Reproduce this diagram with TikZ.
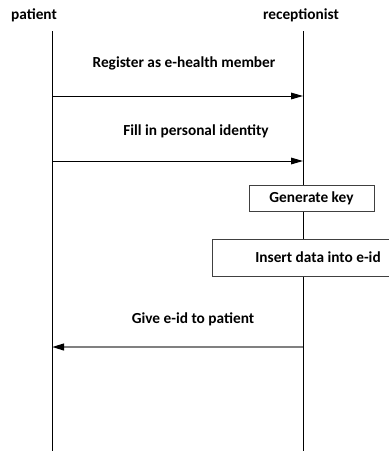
\documentclass[tikz,border=0pt]{standalone}
\usepackage{fontspec}
\setmainfont{Carlito}
\usetikzlibrary{arrows.meta}

\tikzset{every picture/.style={line width=0.75pt}}
\tikzset{
  actor/.style={font=\bfseries\fontsize{11.5}{13}\selectfont, inner sep=0pt},
  msg/.style={font=\bfseries\fontsize{11.5}{13}\selectfont, inner sep=0pt},
  task/.style={draw={rgb, 255:red, 64; green, 64; blue, 64}, fill=white, line width=0.6pt,
    font=\bfseries\fontsize{11.5}{13}\selectfont, inner sep=0pt},
  call/.style={-{Triangle[length=9pt,width=5pt,color=black]}},
}

\begin{document}
\begin{tikzpicture}[x=0.75pt,y=0.75pt,yscale=-1,xscale=1]
\useasboundingbox (0,0) rectangle (389,451);

%Actors
\node [actor] (patient) at (34,15) {patient};
\node [actor] (recept) at (301,15) {receptionist};

%Lifelines
\coordinate (pTop) at (52,31);
\coordinate (pEnd) at (52,452);
\coordinate (rTop) at (303,31);
\coordinate (rEnd) at (303,452);
\draw (pTop) -- (pEnd);
\draw (rTop) -- (rEnd);

%Straight Lines [register]
\coordinate (p1) at (52,96);
\coordinate (r1) at (303,96);
\draw [call] (p1) -- (r1);
\node [msg] (register) at (184,63) {Register as e-health member};

%Straight Lines [fill in]
\coordinate (p2) at (52,161);
\coordinate (r2) at (303,161);
\draw [call] (p2) -- (r2);
\node [msg] (fillin) at (196,131) {Fill in personal identity};

%Boxes
\node [task, minimum width=93.75pt, minimum height=19.5pt] (genkey) at (311.5,198.5) {Generate key};
\node [task, minimum width=159pt, minimum height=27.75pt] (insert) at (318,257.5) {Insert data into e-id};

%Straight Lines [give]
\coordinate (p3) at (52,347);
\coordinate (r3) at (303,347);
\draw [call, draw={rgb, 255:red, 128; green, 128; blue, 128}, line width=1.5pt] (r3) -- (p3);
\node [msg] (give) at (193,319) {Give e-id to patient};

\end{tikzpicture}
\end{document}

Instructions to follow:
The material above must be printed exactly, with its pictures left out.

Response:
Reproduce this diagram with TikZ.
\documentclass[tikz,border=0pt]{standalone}
\usepackage{fontspec}
\setmainfont{Carlito}
\usetikzlibrary{arrows.meta}

\tikzset{every picture/.style={line width=0.75pt}}
\tikzset{
  actor/.style={font=\bfseries\fontsize{11.5}{13}\selectfont, inner sep=0pt},
  msg/.style={font=\bfseries\fontsize{11.5}{13}\selectfont, inner sep=0pt},
  task/.style={draw={rgb, 255:red, 64; green, 64; blue, 64}, fill=white, line width=0.6pt,
    font=\bfseries\fontsize{11.5}{13}\selectfont, inner sep=0pt},
  call/.style={-{Triangle[length=9pt,width=5pt,color=black]}},
}

\begin{document}
\begin{tikzpicture}[x=0.75pt,y=0.75pt,yscale=-1,xscale=1]
\useasboundingbox (0,0) rectangle (389,451);

%Actors
\node [actor] (patient) at (34,15) {patient};
\node [actor] (recept) at (301,15) {receptionist};

%Lifelines
\coordinate (pTop) at (52,31);
\coordinate (pEnd) at (52,452);
\coordinate (rTop) at (303,31);
\coordinate (rEnd) at (303,452);
\draw (pTop) -- (pEnd);
\draw (rTop) -- (rEnd);

%Straight Lines [register]
\coordinate (p1) at (52,96);
\coordinate (r1) at (303,96);
\draw [call] (p1) -- (r1);
\node [msg] (register) at (184,63) {Register as e-health member};

%Straight Lines [fill in]
\coordinate (p2) at (52,161);
\coordinate (r2) at (303,161);
\draw [call] (p2) -- (r2);
\node [msg] (fillin) at (196,131) {Fill in personal identity};

%Boxes
\node [task, minimum width=93.75pt, minimum height=19.5pt] (genkey) at (311.5,198.5) {Generate key};
\node [task, minimum width=159pt, minimum height=27.75pt] (insert) at (318,257.5) {Insert data into e-id};

%Straight Lines [give]
\coordinate (p3) at (52,347);
\coordinate (r3) at (303,347);
\draw [call, draw={rgb, 255:red, 128; green, 128; blue, 128}, line width=1.5pt] (r3) -- (p3);
\node [msg] (give) at (193,319) {Give e-id to patient};

\end{tikzpicture}
\end{document}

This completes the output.